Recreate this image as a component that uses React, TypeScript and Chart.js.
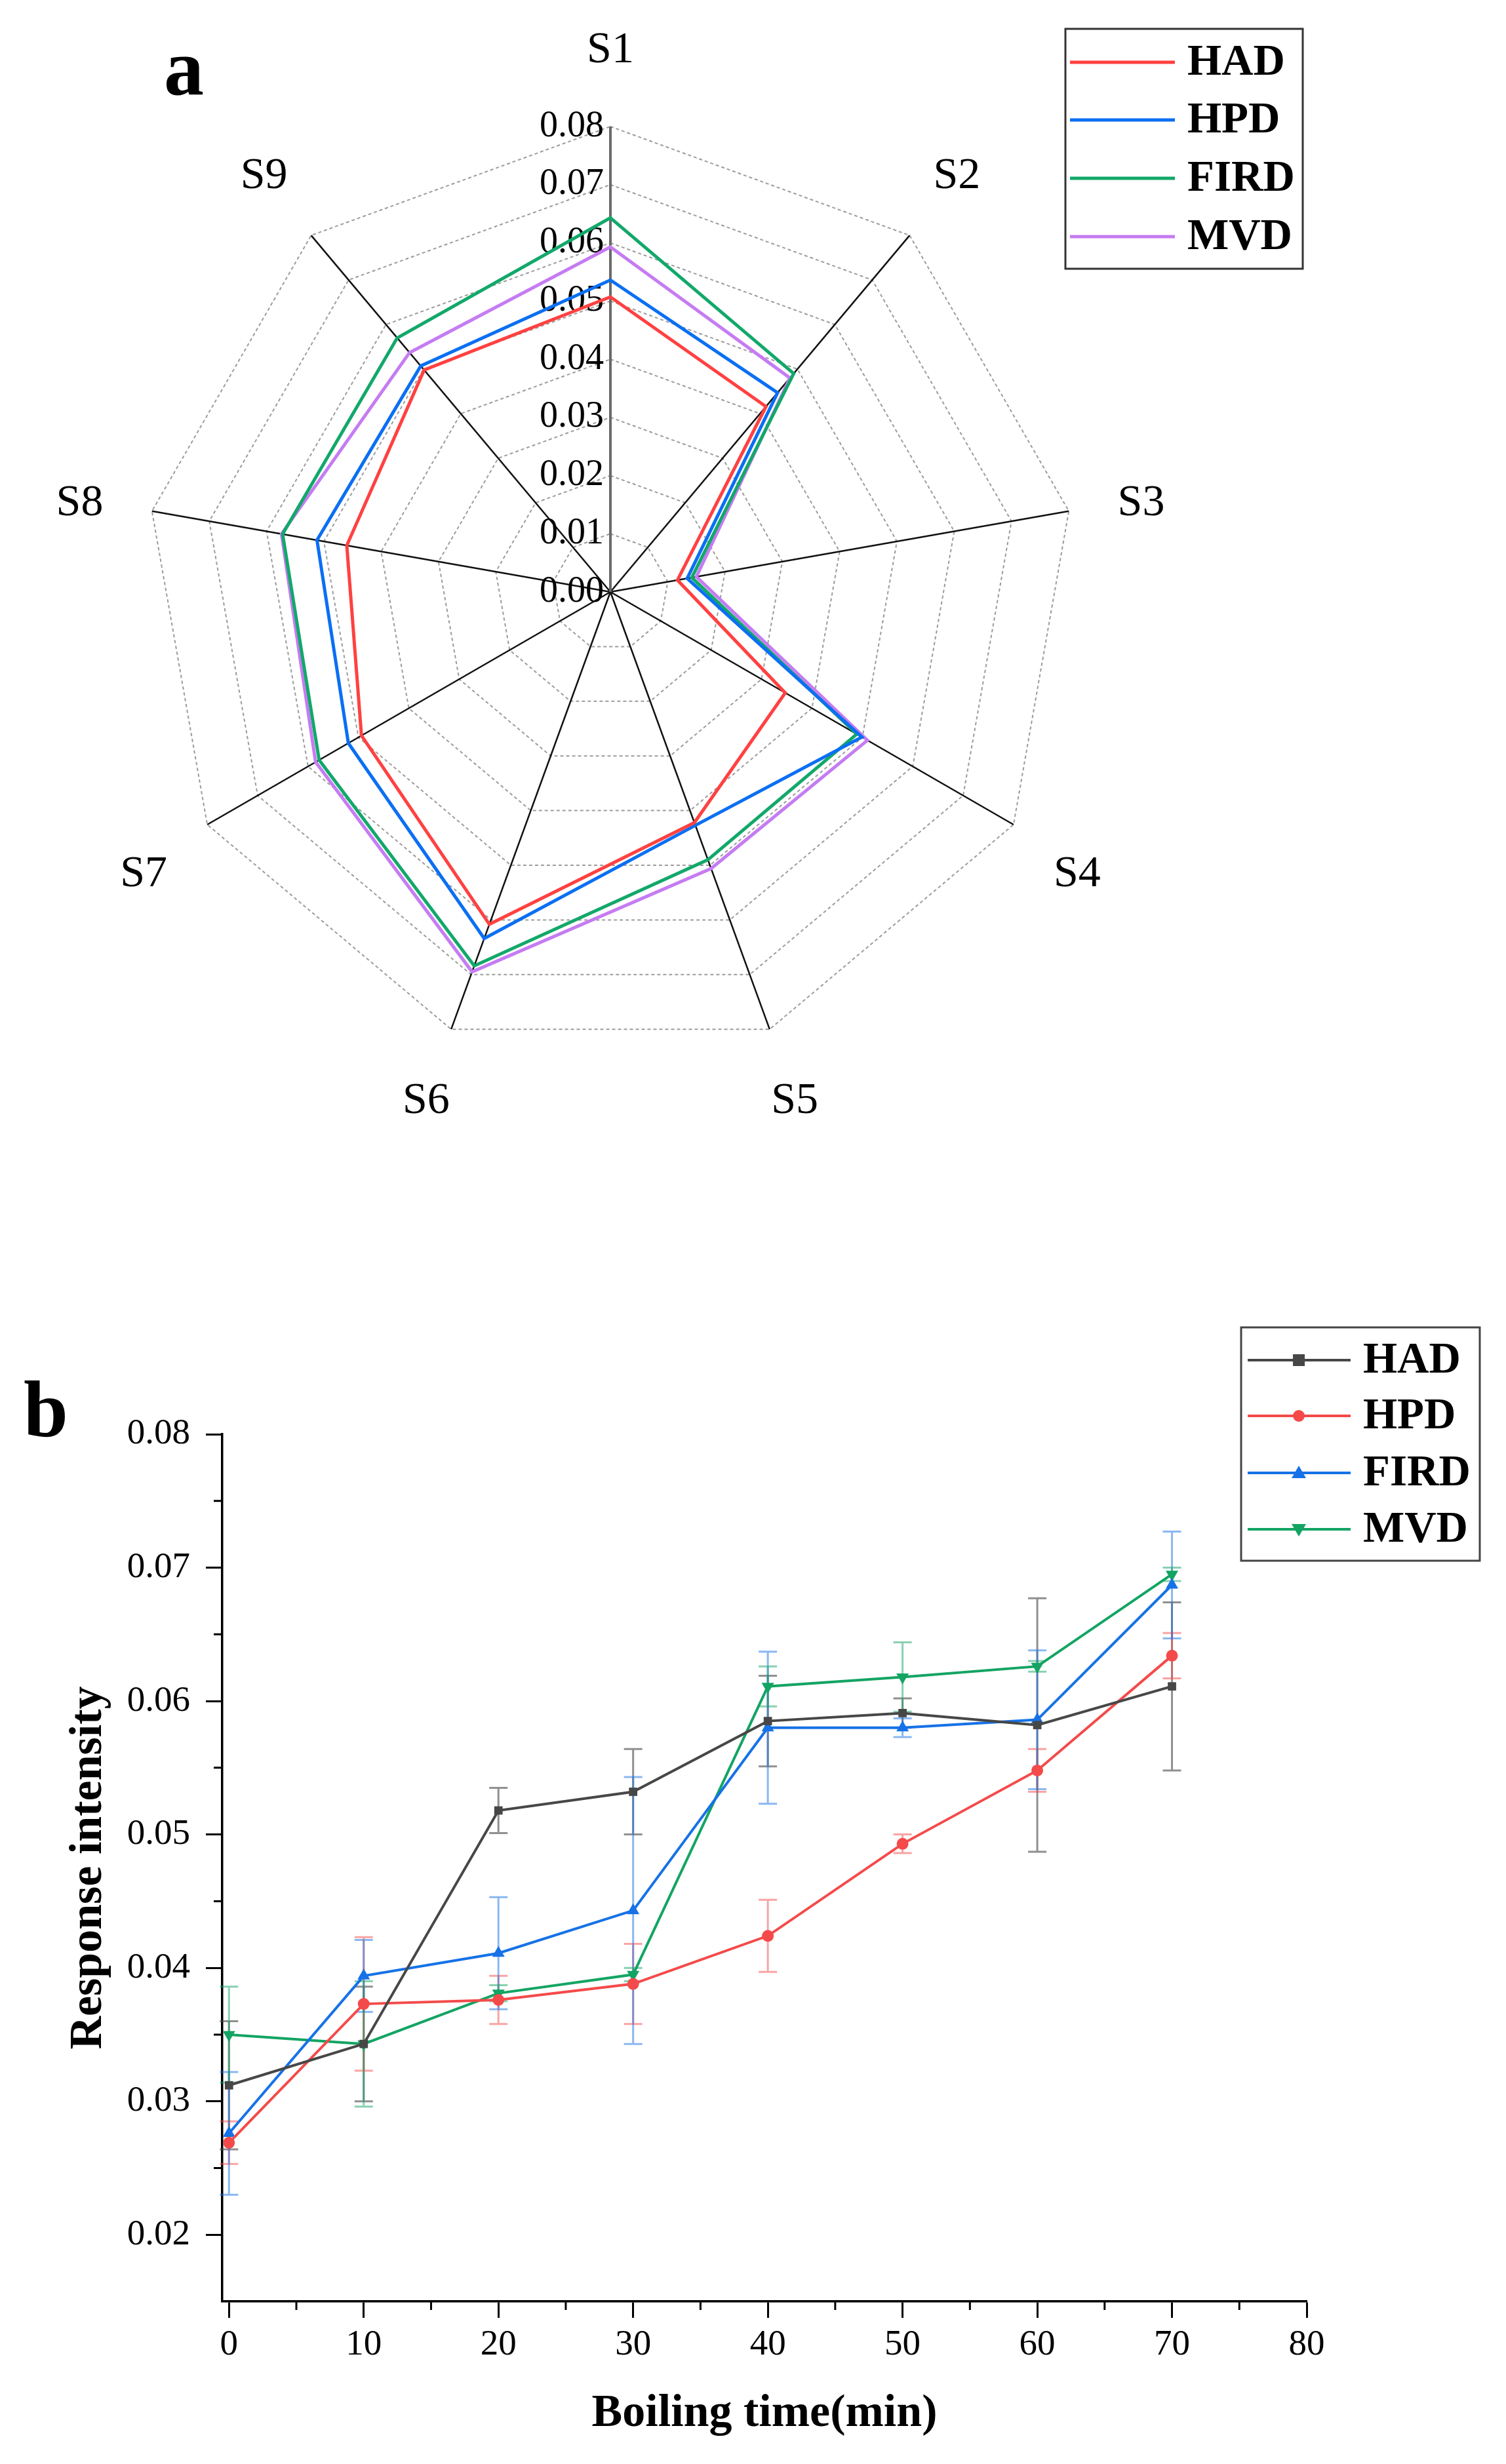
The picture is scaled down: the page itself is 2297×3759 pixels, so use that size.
import React, { useEffect, useRef } from 'react';
import { Chart, registerables } from 'chart.js';

Chart.register(...registerables);

const SERIF = '"Liberation Serif", "Times New Roman", serif';

// ---------- Panel a: radar data ----------
const radarLabels = ['S1', 'S2', 'S3', 'S4', 'S5', 'S6', 'S7', 'S8', 'S9'];
const radarHAD = [0.0507, 0.0416, 0.0117, 0.0347, 0.0422, 0.0608, 0.0494, 0.046, 0.0498];
const radarHPD = [0.0536, 0.0447, 0.0134, 0.0499, 0.0427, 0.0634, 0.052, 0.0512, 0.0507];
const radarFIRD = [0.0643, 0.049, 0.0142, 0.0489, 0.049, 0.0684, 0.0578, 0.0572, 0.057];
const radarMVD = [0.0593, 0.048, 0.015, 0.051, 0.0506, 0.0695, 0.0585, 0.0574, 0.0537];
const radarTickValues = [0, 0.01, 0.02, 0.03, 0.04, 0.05, 0.06, 0.07, 0.08];
const radarTickLabels = ['0.00', '0.01', '0.02', '0.03', '0.04', '0.05', '0.06', '0.07', '0.08'];

// ---------- Panel b: line data ----------
const seriesNames = ['HAD', 'HPD', 'FIRD', 'MVD'];
const times = [0, 10, 20, 30, 40, 50, 60, 70];
const lineHAD = [0.0312, 0.0343, 0.0518, 0.0532, 0.0585, 0.0591, 0.0582, 0.0611];
const errHAD = [0.0048, 0.0043, 0.0017, 0.0032, 0.0034, 0.0011, 0.0095, 0.0063];
const lineHPD = [0.0269, 0.0373, 0.0376, 0.0388, 0.0424, 0.0493, 0.0548, 0.0634];
const errHPD = [0.0016, 0.005, 0.0018, 0.003, 0.0027, 0.0007, 0.0016, 0.0017];
const lineFIRD = [0.0276, 0.0394, 0.0411, 0.0443, 0.058, 0.058, 0.0586, 0.0687];
const errFIRD = [0.0046, 0.0027, 0.0042, 0.01, 0.0057, 0.0007, 0.0052, 0.004];
const lineMVD = [0.035, 0.0343, 0.0381, 0.0395, 0.0611, 0.0618, 0.0626, 0.0695];
const errMVD = [0.0036, 0.0047, 0.0006, 0.0005, 0.0015, 0.0026, 0.0004, 0.0005];
const yMinorTicks = [0.025, 0.035, 0.045, 0.055, 0.065, 0.075];
const xMinorTicks = [5, 15, 25, 35, 45, 55, 65, 75];

const radarColors = ['#FF4141', '#0B6FF2', '#12A86A', '#C57CF2'];
const lineColors = ['#474747', '#F44A4A', '#1672E6', '#13A463'];
const errColors = ['rgba(70,70,70,0.6)', 'rgba(244,74,74,0.5)', 'rgba(22,114,230,0.5)', 'rgba(19,164,99,0.5)'];
const pointStyles = ['rect', 'circle', 'triangle', 'triangle'];
const pointRotations = [0, 0, 0, 180];
const pointRadii = [9, 9, 11, 11];

function drawMarker(ctx: CanvasRenderingContext2D, style: string, rot: number, cx: number, cy: number, color: string) {
  ctx.save();
  ctx.fillStyle = color;
  ctx.beginPath();
  if (style === 'rect') {
    ctx.rect(cx - 9, cy - 9, 18, 18);
  } else if (style === 'circle') {
    ctx.arc(cx, cy, 9, 0, Math.PI * 2);
  } else {
    const s = rot === 180 ? -1 : 1;
    ctx.moveTo(cx, cy - 11 * s);
    ctx.lineTo(cx - 11, cy + 8 * s);
    ctx.lineTo(cx + 11, cy + 8 * s);
    ctx.closePath();
  }
  ctx.fill();
  ctx.restore();
}

function RadarPanel() {
  const ref = useRef<HTMLCanvasElement | null>(null);
  useEffect(() => {
    if (!ref.current) return;
    const W = 2297;
    const H = 1800;
    const labelPlugin = {
      id: 'radarText',
      beforeDatasetsDraw(chart: any) {
        const s = chart.scales.r;
        const ctx = chart.ctx as CanvasRenderingContext2D;
        ctx.save();
        ctx.fillStyle = '#000';
        ctx.font = `56px ${SERIF}`;
        ctx.textAlign = 'right';
        ctx.textBaseline = 'middle';
        radarTickValues.forEach((v, i) => {
          const d = s.getDistanceFromCenterForValue(v);
          ctx.fillText(radarTickLabels[i], s.xCenter - 10, s.yCenter - d);
        });
        ctx.font = `68px ${SERIF}`;
        ctx.textAlign = 'center';
        radarLabels.forEach((lab, i) => {
          const p = s.getPointPosition(i, s.drawingArea + 112);
          const uy = (p.y - s.yCenter) / (s.drawingArea + 112);
          let dy = 8;
          if (uy < -0.5) dy = -4;
          else if (uy > 0.8) dy = 5;
          else if (uy > 0.3) dy = 20;
          ctx.fillText(lab, p.x, p.y + dy);
        });
        ctx.restore();
      },
      afterDraw(chart: any) {
        const ctx = chart.ctx as CanvasRenderingContext2D;
        ctx.save();
        ctx.fillStyle = '#000';
        ctx.font = `bold 122px ${SERIF}`;
        ctx.textAlign = 'left';
        ctx.textBaseline = 'alphabetic';
        ctx.fillText('a', 250, 144);
        ctx.strokeStyle = '#333';
        ctx.lineWidth = 3;
        ctx.strokeRect(1625, 44, 362, 366);
        const rows = [95, 183, 272, 361];
        ctx.font = `bold 67px ${SERIF}`;
        ctx.textBaseline = 'middle';
        rows.forEach((y, i) => {
          ctx.strokeStyle = radarColors[i];
          ctx.lineWidth = 5;
          ctx.beginPath();
          ctx.moveTo(1632, y);
          ctx.lineTo(1792, y);
          ctx.stroke();
          ctx.fillStyle = '#000';
          ctx.fillText(seriesNames[i], 1811, y + 2);
        });
        ctx.restore();
      },
    };
    const chart = new Chart(ref.current, {
      type: 'radar',
      data: {
        labels: radarLabels,
        datasets: [radarHAD, radarHPD, radarFIRD, radarMVD].map((d, i) => ({
          label: seriesNames[i],
          data: d,
          borderColor: radarColors[i],
          backgroundColor: 'rgba(0,0,0,0)',
          borderWidth: 5,
          pointRadius: 0,
          pointHoverRadius: 0,
          fill: false,
          tension: 0,
        })),
      },
      options: {
        responsive: false,
        animation: false,
        events: [],
        layout: { padding: { left: 221, right: W - 1641, top: 193, bottom: H - 1613 } },
        plugins: { legend: { display: false }, tooltip: { enabled: false } },
        scales: {
          r: {
            min: 0,
            max: 0.08,
            ticks: { stepSize: 0.01, display: false },
            pointLabels: { display: false },
            grid: { color: '#9c9c9c', lineWidth: 2, circular: false },
            border: { dash: [5, 4] },
            angleLines: {
              display: true,
              color: (c: any) => (c.index === 0 ? '#6a6a6a' : '#111'),
              lineWidth: (c: any) => (c.index === 0 ? 4 : 2.5),
            },
          },
        },
      } as any,
      plugins: [labelPlugin],
    });
    return () => chart.destroy();
  }, []);
  return <canvas ref={ref} width={2297} height={1800} style={{ position: 'absolute', left: 0, top: 0 }} />;
}

function LinePanel() {
  const ref = useRef<HTMLCanvasElement | null>(null);
  useEffect(() => {
    if (!ref.current) return;
    const W = 2297;
    const values = [lineHAD, lineHPD, lineFIRD, lineMVD];
    const errors = [errHAD, errHPD, errFIRD, errMVD];
    const extras = {
      id: 'extras',
      beforeDatasetsDraw(chart: any) {
        const ctx = chart.ctx as CanvasRenderingContext2D;
        const xs = chart.scales.x;
        const ys = chart.scales.y;
        ctx.save();
        values.forEach((vals, si) => {
          ctx.strokeStyle = errColors[si];
          ctx.lineWidth = 3;
          vals.forEach((v, j) => {
            const x = xs.getPixelForValue(times[j]);
            const yt = ys.getPixelForValue(v + errors[si][j]);
            const yb = ys.getPixelForValue(v - errors[si][j]);
            ctx.beginPath();
            ctx.moveTo(x, yt);
            ctx.lineTo(x, yb);
            ctx.moveTo(x - 14, yt);
            ctx.lineTo(x + 14, yt);
            ctx.moveTo(x - 14, yb);
            ctx.lineTo(x + 14, yb);
            ctx.stroke();
          });
        });
        ctx.restore();
      },
      afterDraw(chart: any) {
        const ctx = chart.ctx as CanvasRenderingContext2D;
        const xs = chart.scales.x;
        const ys = chart.scales.y;
        const area = chart.chartArea;
        ctx.save();
        ctx.strokeStyle = '#000';
        ctx.lineWidth = 3;
        ctx.beginPath();
        yMinorTicks.forEach((v) => {
          const y = ys.getPixelForValue(v);
          ctx.moveTo(area.left, y);
          ctx.lineTo(area.left - 13, y);
        });
        xMinorTicks.forEach((v) => {
          const x = xs.getPixelForValue(v);
          ctx.moveTo(x, area.bottom);
          ctx.lineTo(x, area.bottom + 13);
        });
        ctx.stroke();
        ctx.fillStyle = '#000';
        ctx.font = `bold 122px ${SERIF}`;
        ctx.textAlign = 'left';
        ctx.textBaseline = 'alphabetic';
        ctx.fillText('b', 36, 291);
        ctx.strokeStyle = '#444';
        ctx.lineWidth = 3;
        ctx.strokeRect(1893, 125, 364, 356);
        const rows = [175, 260, 347, 433];
        ctx.font = `bold 67px ${SERIF}`;
        ctx.textBaseline = 'middle';
        rows.forEach((y, i) => {
          ctx.strokeStyle = lineColors[i];
          ctx.lineWidth = 4;
          ctx.beginPath();
          ctx.moveTo(1903, y);
          ctx.lineTo(2060, y);
          ctx.stroke();
          drawMarker(ctx, pointStyles[i], pointRotations[i], 1981, y, lineColors[i]);
          ctx.fillStyle = '#000';
          ctx.fillText(seriesNames[i], 2079, y + 2);
        });
        ctx.restore();
      },
    };
    const chart = new Chart(ref.current, {
      type: 'line',
      data: {
        datasets: values.map((vals, i) => ({
          label: seriesNames[i],
          data: times.map((t, j) => ({ x: t, y: vals[j] })),
          borderColor: lineColors[i],
          backgroundColor: lineColors[i],
          pointBackgroundColor: lineColors[i],
          pointBorderColor: lineColors[i],
          pointBorderWidth: 0,
          pointStyle: pointStyles[i],
          pointRotation: pointRotations[i],
          pointRadius: pointRadii[i],
          pointHoverRadius: pointRadii[i],
          borderWidth: 4,
          tension: 0,
          fill: false,
        })),
      },
      options: {
        responsive: false,
        animation: false,
        events: [],
        layout: { padding: { left: 0, right: W - 1993, top: 288, bottom: 34 } },
        plugins: { legend: { display: false }, tooltip: { enabled: false } },
        scales: {
          x: {
            type: 'linear',
            min: -0.5,
            max: 80,
            afterFit: (s: any) => {
              s.height = 214;
            },
            ticks: {
              stepSize: 10,
              includeBounds: false,
              padding: 9,
              color: '#000',
              font: { family: SERIF, size: 55 },
              callback: (v: any) => String(v),
            },
            grid: { drawOnChartArea: false, drawTicks: true, tickLength: 25, tickWidth: 3, tickColor: '#000' },
            border: { display: true, color: '#000', width: 3.5 },
            title: {
              display: true,
              text: 'Boiling time(min)',
              color: '#000',
              font: { family: SERIF, size: 70, weight: 'bold' },
              padding: { top: 0, bottom: 0 },
            },
          },
          y: {
            type: 'linear',
            min: 0.015,
            max: 0.08,
            afterFit: (s: any) => {
              s.width = 339;
            },
            ticks: {
              stepSize: 0.01,
              includeBounds: false,
              padding: 24,
              color: '#000',
              font: { family: SERIF, size: 55 },
              callback: (v: any) => Number(v).toFixed(2),
            },
            grid: { drawOnChartArea: false, drawTicks: true, tickLength: 25, tickWidth: 3, tickColor: '#000' },
            border: { display: true, color: '#000', width: 3.5 },
            title: {
              display: true,
              text: 'Response intensity',
              color: '#000',
              font: { family: SERIF, size: 70, weight: 'bold' },
              padding: { top: 94, bottom: 0 },
            },
          },
        },
      } as any,
      plugins: [extras],
    });
    return () => chart.destroy();
  }, []);
  return <canvas ref={ref} width={2297} height={1859} style={{ position: 'absolute', left: 0, top: 1900 }} />;
}

export default function App() {
  return (
    <div style={{ position: 'absolute', left: 0, top: 0, width: 2297, height: 3759, background: '#fff', overflow: 'hidden' }}>
      <RadarPanel />
      <LinePanel />
    </div>
  );
}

What this task involves
Leave out any pictures and return exactly the lines from the beginning of the data through the line with "const xMinorTicks = [5, 15, 25, 35, 45, 55, 65, 75];", inclusive.

Output for this exercise
Recreate this image as a component that uses React, TypeScript and Chart.js.
The picture is scaled down: the page itself is 2297×3759 pixels, so use that size.
import React, { useEffect, useRef } from 'react';
import { Chart, registerables } from 'chart.js';

Chart.register(...registerables);

const SERIF = '"Liberation Serif", "Times New Roman", serif';

// ---------- Panel a: radar data ----------
const radarLabels = ['S1', 'S2', 'S3', 'S4', 'S5', 'S6', 'S7', 'S8', 'S9'];
const radarHAD = [0.0507, 0.0416, 0.0117, 0.0347, 0.0422, 0.0608, 0.0494, 0.046, 0.0498];
const radarHPD = [0.0536, 0.0447, 0.0134, 0.0499, 0.0427, 0.0634, 0.052, 0.0512, 0.0507];
const radarFIRD = [0.0643, 0.049, 0.0142, 0.0489, 0.049, 0.0684, 0.0578, 0.0572, 0.057];
const radarMVD = [0.0593, 0.048, 0.015, 0.051, 0.0506, 0.0695, 0.0585, 0.0574, 0.0537];
const radarTickValues = [0, 0.01, 0.02, 0.03, 0.04, 0.05, 0.06, 0.07, 0.08];
const radarTickLabels = ['0.00', '0.01', '0.02', '0.03', '0.04', '0.05', '0.06', '0.07', '0.08'];

// ---------- Panel b: line data ----------
const seriesNames = ['HAD', 'HPD', 'FIRD', 'MVD'];
const times = [0, 10, 20, 30, 40, 50, 60, 70];
const lineHAD = [0.0312, 0.0343, 0.0518, 0.0532, 0.0585, 0.0591, 0.0582, 0.0611];
const errHAD = [0.0048, 0.0043, 0.0017, 0.0032, 0.0034, 0.0011, 0.0095, 0.0063];
const lineHPD = [0.0269, 0.0373, 0.0376, 0.0388, 0.0424, 0.0493, 0.0548, 0.0634];
const errHPD = [0.0016, 0.005, 0.0018, 0.003, 0.0027, 0.0007, 0.0016, 0.0017];
const lineFIRD = [0.0276, 0.0394, 0.0411, 0.0443, 0.058, 0.058, 0.0586, 0.0687];
const errFIRD = [0.0046, 0.0027, 0.0042, 0.01, 0.0057, 0.0007, 0.0052, 0.004];
const lineMVD = [0.035, 0.0343, 0.0381, 0.0395, 0.0611, 0.0618, 0.0626, 0.0695];
const errMVD = [0.0036, 0.0047, 0.0006, 0.0005, 0.0015, 0.0026, 0.0004, 0.0005];
const yMinorTicks = [0.025, 0.035, 0.045, 0.055, 0.065, 0.075];
const xMinorTicks = [5, 15, 25, 35, 45, 55, 65, 75];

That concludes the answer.